In Spain, for example, everybody pays income tax. Then you have social security costs, plus of course VAT. If €15k go out of the employer's pocket, the effective spend of the employess is a bit below €10k
https://chatgpt.com/share/6a1db048-0818-83eb-ba3a-a3763a816669
Of course, then there's welfare, which will include healthcare, education, pensions... This is into th thousands of euros, I don't know if €2k or €6k, but the point is that even in a situation where such a person would cost a lot to the state, they might still be beneficial for the economy.

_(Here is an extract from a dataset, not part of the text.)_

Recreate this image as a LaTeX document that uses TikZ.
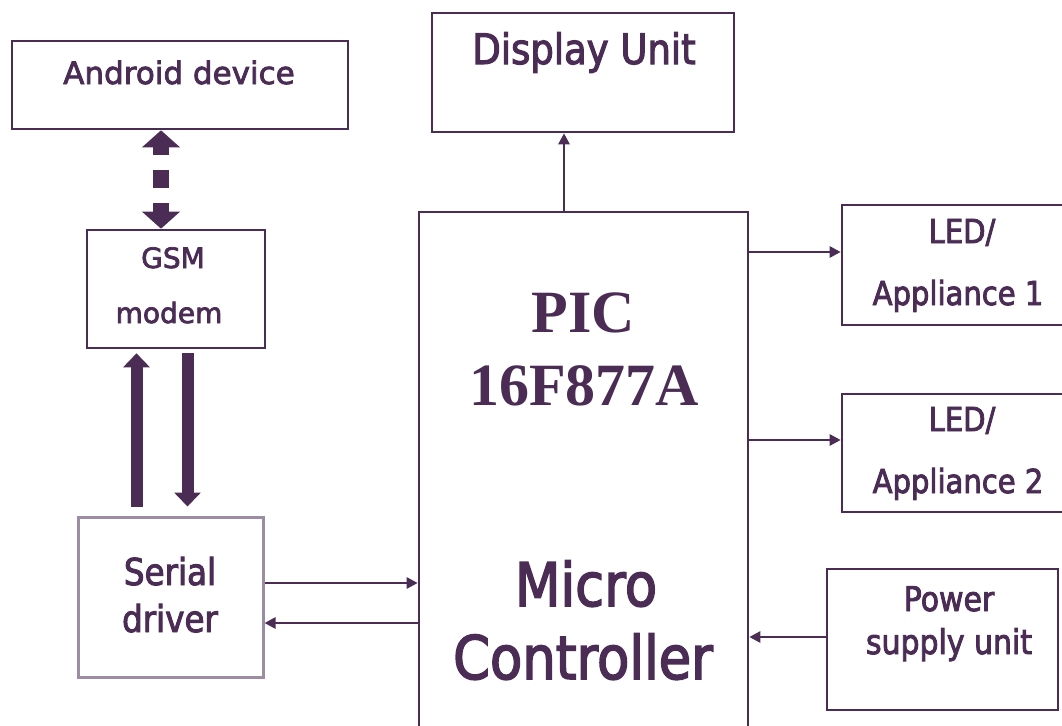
\documentclass[tikz,border=0pt]{standalone}
\usepackage{fontspec}
\setmainfont[FakeBold=2.6]{DejaVu Sans}
\newfontfamily\condfont[FakeStretch=0.88,FakeBold=2.6]{DejaVu Sans}
\newfontfamily\picfont{Liberation Serif}
\usetikzlibrary{arrows.meta,calc}
\definecolor{pur}{HTML}{4A2C55}
\definecolor{lpur}{HTML}{9C8CA4}
\tikzset{
  box/.style={draw=pur, line width=2.6pt, inner sep=0pt, fill=none},
  txt/.style={text=pur, anchor=base, inner sep=0pt},
  thinarrow/.style={draw=pur, line width=2.6pt, -{Triangle[length=11pt,width=11pt]}},
  fatarrow/.style={draw=pur, line width=12pt, -{Triangle[length=14pt,width=26pt]}},
  dasharrow/.style={draw=pur, line width=16pt, {Triangle[length=17pt,width=37pt]}-{Triangle[length=17pt,width=37pt]}, dash pattern=on 9pt off 15pt on 18pt off 15pt on 12pt off 0pt}
}
\newcommand{\fs}[1]{\fontsize{#1}{#1}\selectfont}
\begin{document}
\begin{tikzpicture}[x=1pt,y=-1pt]
\useasboundingbox (0,0) rectangle (1062,725);
\clip (0,0) rectangle (1062,725);
% boxes
\node[box, minimum width=336pt, minimum height=88pt] (android) at (180,85) {};
\node[box, minimum width=302pt, minimum height=119pt] (display) at (583,72.5) {};
\node[box, minimum width=178pt, minimum height=118pt] (gsm) at (176,289) {};
\node[box, draw=lpur, line width=3pt, minimum width=185pt, minimum height=160pt] (serial) at (170.5,597) {};
\node[box, minimum width=329pt, minimum height=528pt] (mc) at (583.5,476) {};
\node[box, minimum width=233pt, minimum height=120pt] (led1) at (958.5,265) {};
\node[box, minimum width=233pt, minimum height=118pt] (led2) at (958.5,453) {};
\node[box, minimum width=231pt, minimum height=141pt] (power) at (942.5,639.5) {};
% texts
\node[txt] (tandroid) at (179,84) {\fs{31}Android device};
\node[txt] (tdisplay) at (584,64) {\condfont\fs{42}Display Unit};
\node[txt] (tgsm1) at (173,268) {\fs{28}GSM};
\node[txt] (tgsm2) at (169,323) {\fs{28}modem};
\node[txt] (tser1) at (170,585) {\condfont\fs{37}Serial};
\node[txt] (tser2) at (170,632) {\condfont\fs{37}driver};
\node[txt] (tpic1) at (583,332) {\picfont\bfseries\fs{60}PIC};
\node[txt] (tpic2) at (584,405) {\picfont\bfseries\fs{60}16F877A};
\node[txt] (tmc1) at (586,606) {\condfont\fs{60}Micro};
\node[txt] (tmc2) at (583,679) {\condfont\fs{60}Controller};
\node[txt] (tled1a) at (962,243) {\condfont\fs{33}LED/};
\node[txt] (tled1b) at (958,305) {\condfont\fs{33}Appliance 1};
\node[txt] (tled2a) at (962,431) {\condfont\fs{33}LED/};
\node[txt] (tled2b) at (958,493) {\condfont\fs{33}Appliance 2};
\node[txt] (tpow1) at (949,611) {\condfont\fs{34}Power};
\node[txt] (tpow2) at (949,654) {\condfont\fs{34}supply unit};
% connector anchor points
\coordinate (dtop) at ([xshift=-19pt]android.south);
\coordinate (disp) at ([xshift=-19.5pt]mc.north);
\coordinate (l1) at ([yshift=13pt]led1.west);
\coordinate (l2) at ([yshift=13pt]led2.west);
\coordinate (pw) at ([yshift=2.5pt]power.west);
\coordinate (s1) at ([yshift=14pt]serial.east);
\coordinate (s2) at ([yshift=-26pt]serial.east);
\coordinate (up) at ([xshift=-34pt]serial.north);
\coordinate (dn) at ([xshift=17pt]serial.north);
% connectors
\draw[dasharrow] (dtop) -- (dtop |- gsm.north);
\draw[thinarrow] (disp) -- (disp |- display.south);
\draw[thinarrow] (l1 -| mc.east) -- (l1);
\draw[thinarrow] (l2 -| mc.east) -- (l2);
\draw[thinarrow] (pw) -- (pw -| mc.east);
\draw[thinarrow] (s1) -- (s1 -| mc.west);
\draw[thinarrow] (s2 -| mc.west) -- (s2);
\draw[fatarrow, shorten <=9pt, shorten >=4pt] (up) -- (up |- gsm.south);
\draw[fatarrow, shorten <=4pt, shorten >=9pt] (dn |- gsm.south) -- (dn);
\end{tikzpicture}
\end{document}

I asked ChatGPT and it ventured €8k annualized...
(same link as above)
In general everyone costs money when they are old and young. It’s really hard to be a net fiscal sink during prime working ages, but some really low iq subgroups can manage it.
But the real bottom line is you’ve got to generate a lot of surplus during your prime working years to net out to a positive for society. If you’re even debating the matter then it’s a clear fiscal loser over the persons entire lifetime.
Hi Tomas,
Thanks for the article. I much appreciate it. I would like to mention a possible correction to it. I think that the Baby Boom generation is not the generation at the age 60-77. But the generaton 77-81. The babyboom generation was generated by the end of WW2 and lasted a few years. From 1945 to 1949 s that is around 77-81 years ago. The generation you call baby boomers is the offspring of that earlier generation. This generation is also bigger than normal because ther wer more potential mothers at that time. It is the second effect generation. Morever I think the second effect generation is more of the age 55-65. I hope you can appreciate my feedback. Note: I was born in 1968 and my mother in 1945, so we are both a typical example of both phenomena.
Greetings,
Leon van Heijningen
Thanks!
I followed what Google and Wikipedia say!

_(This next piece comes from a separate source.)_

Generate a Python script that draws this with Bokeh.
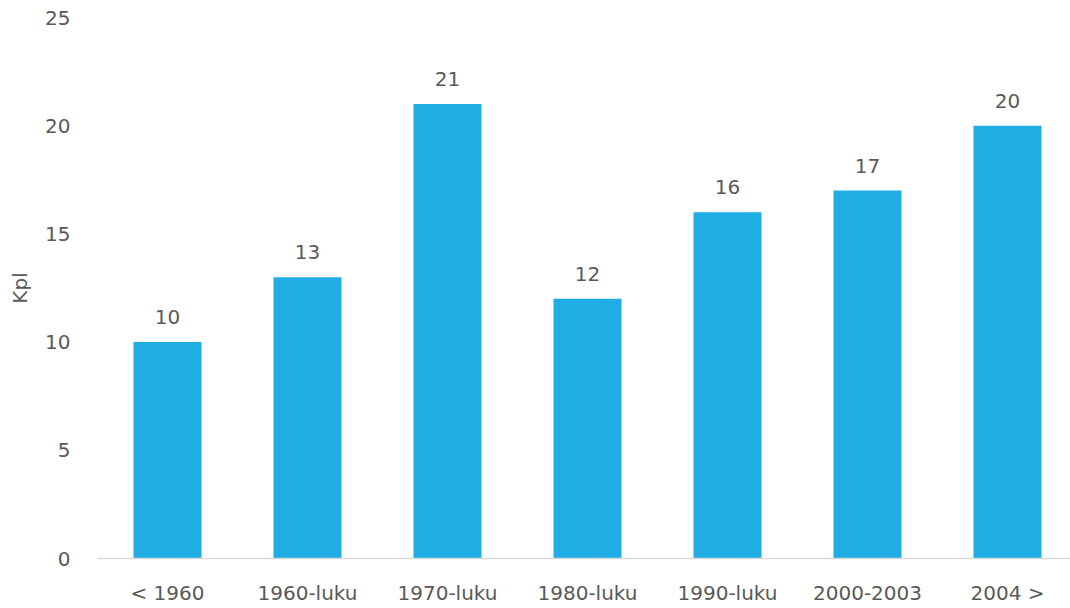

I, my sister, my aunt and her family are immigrants to Europe. not from a Muslim country. To different countries: Portugal, Germany, and France. Me and my sister arrived legally and maintained legality all throughout. We never engaged in crime, my sister works in healthcare, I started companies and created jobs for natives.
My aunty and her family are illegal migrants. Heavy burden on France. Receiving housing, allowance, and free medical care. Her husband earns money through shoplifting. Regularly getting arrested, authorities fail to deport constantly, when they do deport, he finds the way back.
I think for all these statistics the distinction should be made between legal and illegal immigration. I’m sure outcomes for legal migrants are going to be dramatically better regardless of their ethnicity and religion and that will start to shift people’s mindset from “all migrants are evil” to maybe we should just manage it better.
Absolutely. This is addressed in the next article
Great piece, it covers the economic and policy dimensions really well. I'd only add that beyond the rational and administrative level, there's an anthropological layer that's hard to ignore: the psychology of receiving populations, tied to identity and national belonging, often overrides economic logic. Which is precisely why this issue remains so deeply complex.
I do think this is a result of policy too! See tomorrow's article
Surely there are other countries besides the US with deep history of immigration? Seems bad to index too much on a single data point. People have been walking from place to place on this planet for millenia.
True. But the US also is the biggest, and the best studied.
Others include Canada (which I look into tomorrow), Australia, New Zealand, Argentina, Uruguay. I'm sure there are many more
Q: In the migration data, for Romania, population without migration is forecast higher than without. Does it mean that models assume outbound net migration for this country?
Correct. Romania is net negative in population migration
Good points. Another factor to consider is the effect on the countries the immigrants came from. And also, in turn, the effect that those countries can have on Europe. For example if Turkey has been made more stable and prosperous because of emigration to Germany than it would have otherwise been, then that is good for Turkey and also likely good for Europe.